**Work to be completed:** Pull out every line from the listing that has the word "this".

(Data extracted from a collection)
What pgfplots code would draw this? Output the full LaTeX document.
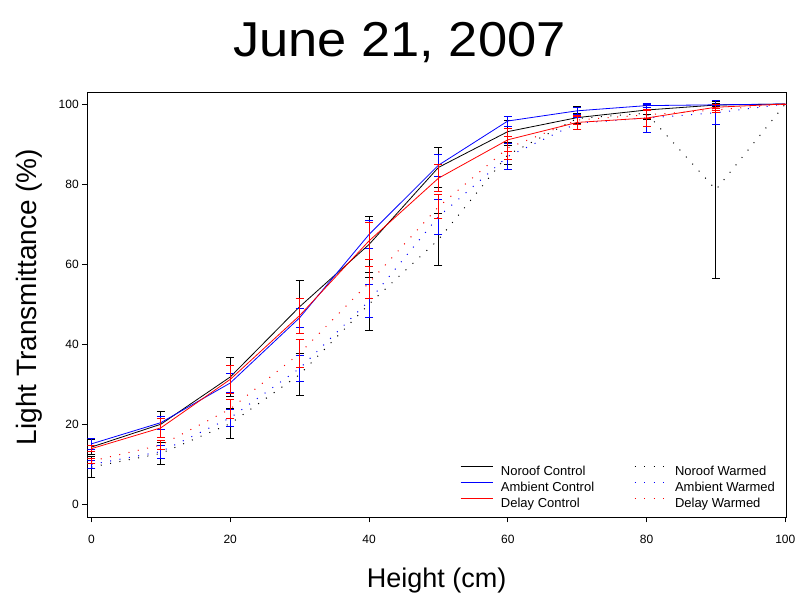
\documentclass[border=0pt]{standalone}
\usepackage{fontspec}
\setmainfont{Liberation Sans}
\newfontfamily\titlefont{Liberation Sans}[FakeStretch=1.07]
\usepackage{pgfplots}
\usepackage{pgfplotstable}
\pgfplotsset{compat=1.18}
\pgfplotstableread{
x   nc    ncE   ac    acE   dc    dcE   nw    nwE   aw    awE   dw    dwE
0   14.3  1.8   15.1  1.4   13.9  0.8   9.3   2.6   9.95  1.05  10.8  0.7
10  20.0  3.3   20.4  1.6   19.1  2.3   12.7  2.7   13.15 1.65  14.8  1.2
20  31.8  4.8   30.3  2.4   31.2  3.4   20.15 3.75  21.6  2.1   23.8  2.4
30  49.35 6.55  46.6  2.4   47.15 4.35  32.4  5.3   33.95 3.35  37.7  3.4
40  64.9  6.9   67.4  3.6   65.8  4.7   50.0  6.6   50.8  4.2   55.35 4.05
50  84.15 5.05  84.7  2.7   81.45 3.35  66.1  6.5   71.85 4.35  74.3  3.0
60  93.1  2.7   95.75 1.25  91.05 2.95  87.3  2.3   86.9  3.2   89.0  2.8
70  96.6  2.9   98.3  0.8   95.4  1.8   96.4  1.2   95.2  1.5   96.0  1.0
80  98.5  1.2   99.6  0.4   96.5  2.2   97.7  1.5   96.5  3.6   97.3  1.0
90  99.75 0.3   99.8  0.2   99.2  0.8   78.6  22.1  97.8  3.0   98.5  0.5
100 100   0     100   0     100   0     100   0     100   0     100   0
}\data
\pgfplotsset{
  ctrl/.style={#1, line width=0.8pt, solid, no markers,
    error bars/.cd, y dir=both, y explicit,
    error bar style={line width=0.9pt, solid, #1},
    error mark options={#1, rotate=90, mark size=4pt, line width=0.9pt, solid}},
  warm/.style={#1, line width=1pt, dash pattern=on 1pt off 8.5pt, no markers,
    error bars/.cd, y dir=both, y explicit,
    error bar style={line width=0.9pt, solid, #1},
    error mark options={#1, rotate=90, mark size=4pt, line width=0.9pt, solid}},
}
\begin{document}
\begin{tikzpicture}[x=1pt,y=1pt]
\useasboundingbox (-87.3,-82.7) rectangle (712.7,517.3);
\begin{axis}[
  scale only axis, width=698.7pt, height=425.3pt,
  at={(0,0)}, anchor=south west,
  xmin=-0.6, xmax=100.1, ymin=-3.25, ymax=103.0,
  xtick={0,20,...,100}, ytick={0,20,...,100},
  tick align=outside, tick pos=left, major tick length=5pt,
  axis line style={line width=0.8pt},
  every tick/.style={line width=0.8pt, black},
  ticklabel style={font=\fontsize{12}{14}\selectfont},
  /pgf/number format/assume math mode=true,
  xticklabel style={yshift=-9pt},
  every axis title shift=0pt,
  title={June 21, 2007},
  title style={font=\titlefont\fontsize{49}{58}\selectfont, at={(axis description cs:0.4468,1.0823)}, anchor=base},
  xlabel={Height (cm)},
  ylabel={Light Transmittance (\%)},
  xlabel style={font=\fontsize{27}{30}\selectfont, at={(axis description cs:0.5,-0.1639)}, anchor=base},
  ylabel style={font=\fontsize{28}{31}\selectfont, at={(axis description cs:-0.0720,0.518)}, anchor=base},
  legend columns=2,
  legend cell align=left,
  legend style={at={(axis description cs:0.5334,0.1260)}, anchor=north west,
    draw=none, fill=none, inner sep=0pt,
    font=\fontsize{13}{15}\selectfont,
    nodes={inner sep=2pt, text height=9.3pt, text depth=2.9pt},
    row sep=0pt,
    /tikz/column 2/.style={column sep=37.8pt}},
  legend image code/.code={\draw[#1] (0pt,6pt) -- (32pt,6pt); \path (0pt,0pt) (38pt,0pt);},
]
\addplot[ctrl=black] table[x=x, y=nc, y error=ncE] {\data};
\addlegendentry{Noroof Control}
\addplot[warm=black] table[x=x, y=nw, y error=nwE] {\data};
\addlegendentry{Noroof Warmed}
\addplot[ctrl=blue] table[x=x, y=ac, y error=acE] {\data};
\addlegendentry{Ambient Control}
\addplot[warm=blue] table[x=x, y=aw, y error=awE] {\data};
\addlegendentry{Ambient Warmed}
\addplot[ctrl=red] table[x=x, y=dc, y error=dcE] {\data};
\addlegendentry{Delay Control}
\addplot[warm=red] table[x=x, y=dw, y error=dwE] {\data};
\addlegendentry{Delay Warmed}
\end{axis}
\end{tikzpicture}
\end{document}
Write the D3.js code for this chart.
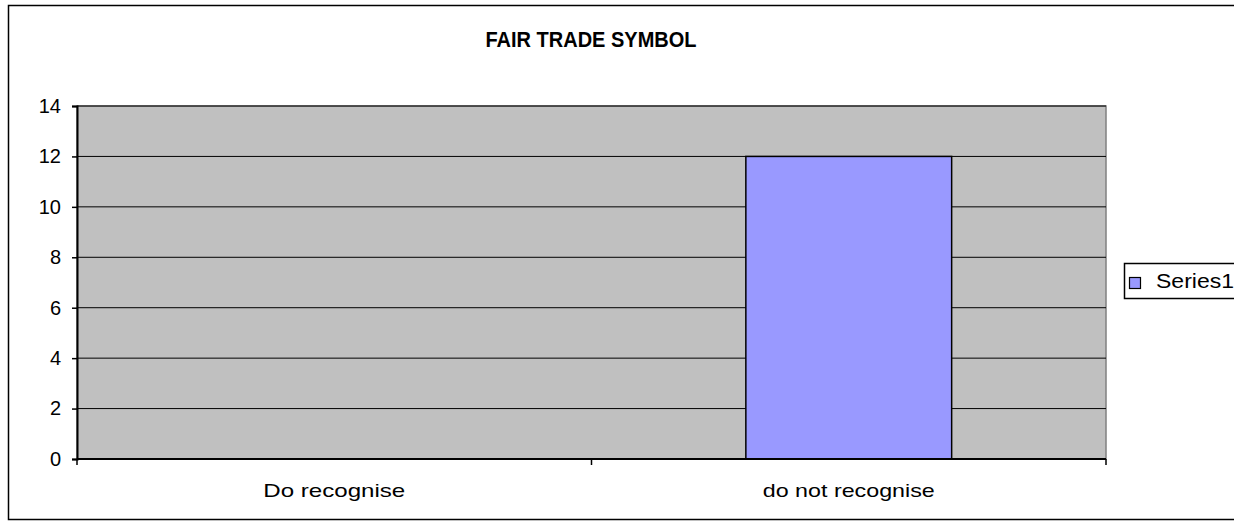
<!DOCTYPE html>
<html>
<head>
<meta charset="utf-8">
<script src="https://cdn.jsdelivr.net/npm/d3@7"></script>
<style>
  body { margin: 0; background: #fff; }
  text { font-family: Arial, "Liberation Sans", sans-serif; }
</style>
</head>
<body>
<div id="chart"></div>
<script>
const categories = ["Do recognise", "do not recognise"];
const series1 = [0, 12];
const yTicks = [0, 2, 4, 6, 8, 10, 12, 14];
const title = "FAIR TRADE SYMBOL";
const seriesName = "Series1";

const W = 1234, H = 521;
const m = { left: 77, right: 128, top: 106, bottom: 62 };

const svg = d3.select("#chart").append("svg")
  .attr("width", W).attr("height", H);

// outer frame
svg.append("rect")
  .attr("x", 8.5).attr("y", 5.5)
  .attr("width", 1232).attr("height", 514)
  .attr("fill", "#fff").attr("stroke", "#000").attr("stroke-width", 1.5);

const x = d3.scaleBand().domain(categories)
  .range([m.left, W - m.right]).paddingInner(0.6).paddingOuter(0.3);
const y = d3.scaleLinear().domain([0, 14]).range([H - m.bottom, m.top]);

// plot area
svg.append("rect")
  .attr("x", m.left).attr("y", m.top)
  .attr("width", W - m.right - m.left).attr("height", y(0) - m.top)
  .attr("fill", "#c0c0c0").attr("stroke", "#808080").attr("stroke-width", 1.5);

// gridlines
svg.append("g").selectAll("line").data(yTicks.slice(1)).join("line")
  .attr("x1", m.left).attr("x2", W - m.right)
  .attr("y1", d => y(d)).attr("y2", d => y(d))
  .attr("stroke", "#000").attr("stroke-width", 1);

// bars
svg.append("g").selectAll("rect").data(series1).join("rect")
  .attr("x", (d, i) => x(categories[i]))
  .attr("y", d => y(d))
  .attr("width", x.bandwidth())
  .attr("height", d => y(0) - y(d))
  .attr("fill", "#9999ff").attr("stroke", "#000").attr("stroke-width", 1.5)
  .style("display", d => d > 0 ? null : "none");

// y axis
const yAxis = svg.append("g")
  .attr("transform", `translate(${m.left},0)`)
  .call(d3.axisLeft(y).tickValues(yTicks).tickSize(5).tickPadding(11));
yAxis.select(".domain").attr("stroke-width", 2);
yAxis.selectAll(".tick line").attr("stroke-width", 1.5);
yAxis.selectAll("text").attr("font-size", 20).attr("fill", "#000")
  .style("font-family", "Arial, 'Liberation Sans', sans-serif");

// x axis
const step = x.step();
const xBounds = [m.left, m.left + step * 1, W - m.right];
const xAxis = svg.append("g").attr("transform", `translate(0,${y(0)})`);
xAxis.append("line").attr("x1", m.left).attr("x2", W - m.right)
  .attr("stroke", "#000").attr("stroke-width", 2);
xAxis.selectAll("line.tk").data(xBounds).join("line").attr("class", "tk")
  .attr("x1", d => d).attr("x2", d => d).attr("y1", 0).attr("y2", 6)
  .attr("stroke", "#000").attr("stroke-width", 1.5);
const catWidths = [142, 172];
xAxis.selectAll("text").data(categories).join("text")
  .attr("x", d => x(d) + x.bandwidth() / 2)
  .attr("y", 38).attr("text-anchor", "middle")
  .attr("font-size", 19).attr("fill", "#000")
  .attr("textLength", (d, i) => catWidths[i])
  .attr("lengthAdjust", "spacingAndGlyphs")
  .text(d => d);

// title
svg.append("text")
  .attr("x", 591).attr("y", 47).attr("text-anchor", "middle")
  .attr("font-size", 22).attr("font-weight", "bold")
  .attr("textLength", 211).attr("lengthAdjust", "spacingAndGlyphs")
  .text(title);

// legend
const lg = svg.append("g").attr("transform", "translate(1124,263)");
lg.append("rect").attr("x", 0.5).attr("y", 0.5).attr("width", 130).attr("height", 35)
  .attr("fill", "#fff").attr("stroke", "#000").attr("stroke-width", 1.5);
lg.append("rect").attr("x", 5.5).attr("y", 14.5).attr("width", 11).attr("height", 11)
  .attr("fill", "#9999ff").attr("stroke", "#000").attr("stroke-width", 1.2);
lg.append("text").attr("x", 32).attr("y", 25)
  .attr("font-size", 20).attr("textLength", 78).attr("lengthAdjust", "spacingAndGlyphs")
  .text(seriesName);
</script>
</body>
</html>
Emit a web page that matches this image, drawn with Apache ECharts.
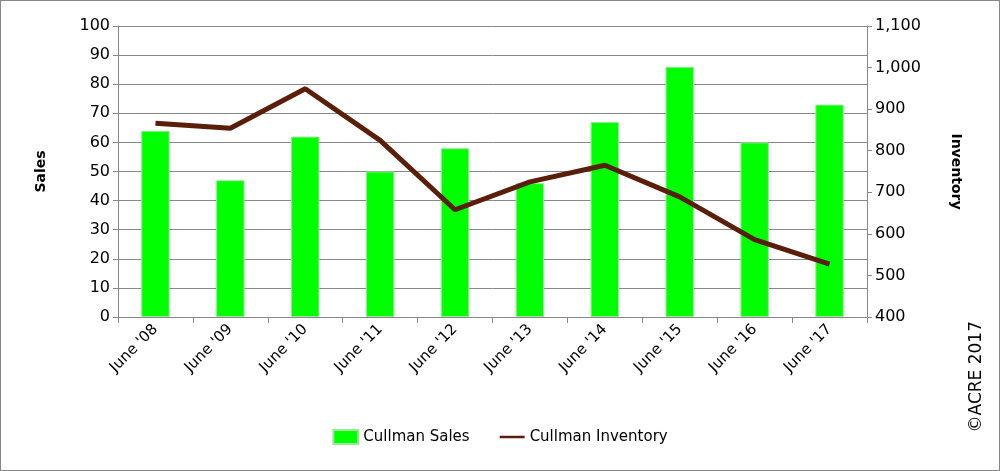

**Answer for the task:**
What pgfplots code would draw this? Output the full LaTeX document.
Write the D3.js code for this chart.
Emit a web page that matches this image, drawn with Apache ECharts.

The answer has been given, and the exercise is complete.